INFORMATION PROVIDED.
>> START
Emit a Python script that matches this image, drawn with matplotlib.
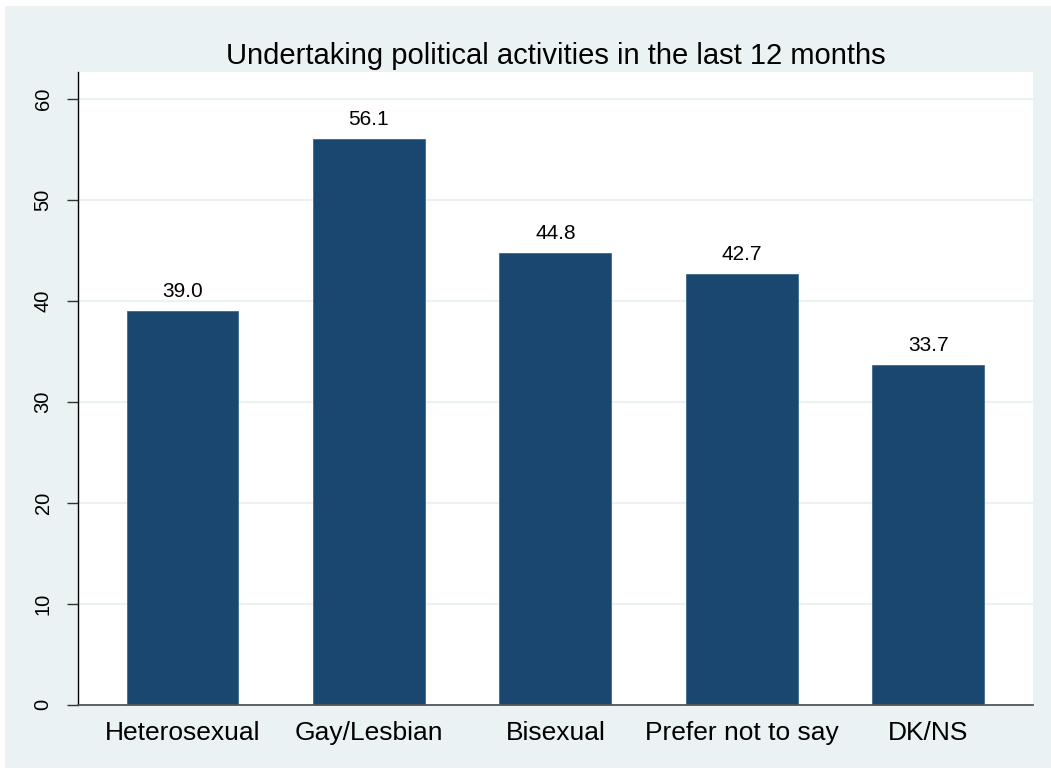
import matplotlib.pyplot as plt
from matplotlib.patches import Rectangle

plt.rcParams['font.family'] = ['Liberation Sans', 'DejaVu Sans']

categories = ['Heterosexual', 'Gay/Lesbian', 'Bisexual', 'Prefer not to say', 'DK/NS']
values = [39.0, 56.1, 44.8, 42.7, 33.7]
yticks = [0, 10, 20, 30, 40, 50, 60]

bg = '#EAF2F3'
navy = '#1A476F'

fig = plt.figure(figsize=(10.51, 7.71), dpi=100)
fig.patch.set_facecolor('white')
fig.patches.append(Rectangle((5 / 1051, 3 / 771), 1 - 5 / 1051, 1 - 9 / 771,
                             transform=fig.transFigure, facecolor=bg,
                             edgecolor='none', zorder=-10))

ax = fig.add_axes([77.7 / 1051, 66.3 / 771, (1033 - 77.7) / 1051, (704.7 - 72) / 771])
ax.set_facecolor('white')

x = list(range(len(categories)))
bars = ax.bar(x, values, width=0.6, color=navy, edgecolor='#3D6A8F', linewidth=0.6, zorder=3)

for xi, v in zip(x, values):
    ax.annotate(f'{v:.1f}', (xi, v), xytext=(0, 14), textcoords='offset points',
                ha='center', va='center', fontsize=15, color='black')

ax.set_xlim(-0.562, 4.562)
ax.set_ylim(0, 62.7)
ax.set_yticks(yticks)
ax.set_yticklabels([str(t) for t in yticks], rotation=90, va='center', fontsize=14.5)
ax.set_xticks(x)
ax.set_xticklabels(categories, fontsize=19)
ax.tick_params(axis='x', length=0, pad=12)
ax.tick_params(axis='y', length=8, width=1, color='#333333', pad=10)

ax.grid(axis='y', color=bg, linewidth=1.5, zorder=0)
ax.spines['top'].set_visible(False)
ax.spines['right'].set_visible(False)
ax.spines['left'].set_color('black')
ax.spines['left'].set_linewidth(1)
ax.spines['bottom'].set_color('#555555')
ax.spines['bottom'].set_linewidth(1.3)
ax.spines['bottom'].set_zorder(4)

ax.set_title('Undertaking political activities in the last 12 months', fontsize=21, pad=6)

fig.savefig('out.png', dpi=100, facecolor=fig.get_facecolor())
>> END
STATED GOAL.
Look through the data and show every line containing "matplotlib".

RESULT BELOW.
Emit a Python script that matches this image, drawn with matplotlib.
import matplotlib.pyplot as plt
from matplotlib.patches import Rectangle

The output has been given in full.